A good portion of the coop is made from reused or repurposed materials. There was a large quantity of wooden boards on the property when I bought it, which has been helpful for any number of projects over the years.
I bought some treated lumber to sit the coop on and for uprights (I could have used untreated lumber for this, but originally I was thinking of putting them in the ground like fence posts and I just didn’t want to hassle with returning them to the store) as well as some poultry wire. I also bought some galvanized metal roofing and roofing screws. Otherwise the coop and run are entirely from repurposed materials. The main part of the coop is made from 5 wooden pallets. The gaps in the pallets were then covered with lathe from last year’s bathroom remodel and various other pieces of wood that had at one time been raised beds, shelves or perches. The corners of the pallets have 6ft tall 2x4s for the roof to attach to.
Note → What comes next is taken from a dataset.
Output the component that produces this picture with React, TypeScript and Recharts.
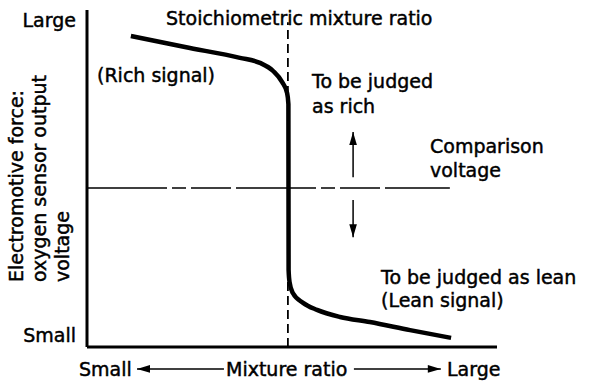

Next I began to install windows on every side of the coop on top of the pallets. A screen door, that had once been attached to the house before I upgraded to a storm door, went in place of the sixth pallet. Then the gaps between the windows and doors were covered with more repurposed wood and lathe boards from the house. Another door was found, in a pile I had never touched in the shed, for the run. This was installed and some of the original framing from the old 2ft high run was used to form the base of the new run. The chicken’s tractor was also repurposed into the new run. 5 or 6 more pallets were added to the back of the coop where the 2ft high framing ended to add more space and stability to the new run. I added some roughly 3 ft high boards to the 2ft high framing for the poultry netting to drape over and give me room to walk into the run.
What I have left to do is install the chicken wire in a type of arch over the entire run to make it predator proof. And then move the hens in!! I’ll take pictures soon.
With the help of a friend I finished installing the fencing for the run and completed some last minute adjustments to the coop’s interior layout.
Those buckets are repurposed from holding cat litter into holding chicken feed. I have a neighbor who generously lets me remove them from the trash pile, then I wash the litter residue out and let thoroughly dry before using them for feed. The hens roosting bar is directly in front of the window that is painted white. This maximizes the amount of daylight they will receive. In the spring I’ll deal with the paint on the doors and windows. For now it is too cold for me to do anything but the most necessary outdoor chores.
Here you can see how I attached the chicken tractor to the run to increase the floor space the hens have available to them. Also that bale of straw is blocking winds from the north or west from blowing into the pop door that the hens use to enter the coop and it will give the hens something to entertain themselves with when there is no grass or bugs this winter. You can also see that I used zip ties to tie a good portion of the poultry wire together. This isn’t because I think it was better, but more for expedient purposes. All the poultry wire came wrapped in wire that I was intending to use to sew the pieces of netting together. However, the weather was not going to warm up enough for me to do that before I go on vacation for two weeks. Cutting and pulling wire without gloves in thirty degree temperatures just isn’t within my tolerance level.
In the picture of the south face you can see an area on the back of the coop (west face) that I want to also be part of the run. Due to the weather (again) I opted to not take the time to enclose this area until spring. Because I’m not all that cold tolerant and because I’m often not at home for multiple weeks during the cold months I’ve opted to run an extension cord to the coop that runs a bird bath heater for the hens water bowl. The heater only turns on when the temperature is below 33 degrees F, so it doesn’t use too much electricity. You can see the shadows some trees make on the coop. In the summer these trees will have leaves and shade the coop during the late afternoon. I plan on repurposing a piece of gutter for this side of the coop so that as much water as I can will be kept away from the bottom of the coop. I’ll run it to a rain barrel, but most of the water will head out to the street through a French drain. Hopefully I’ll get another rain garden installed for the coop roof, but I wouldn’t count on it happening for a few years. Unless it becomes obvious it is necessary right away.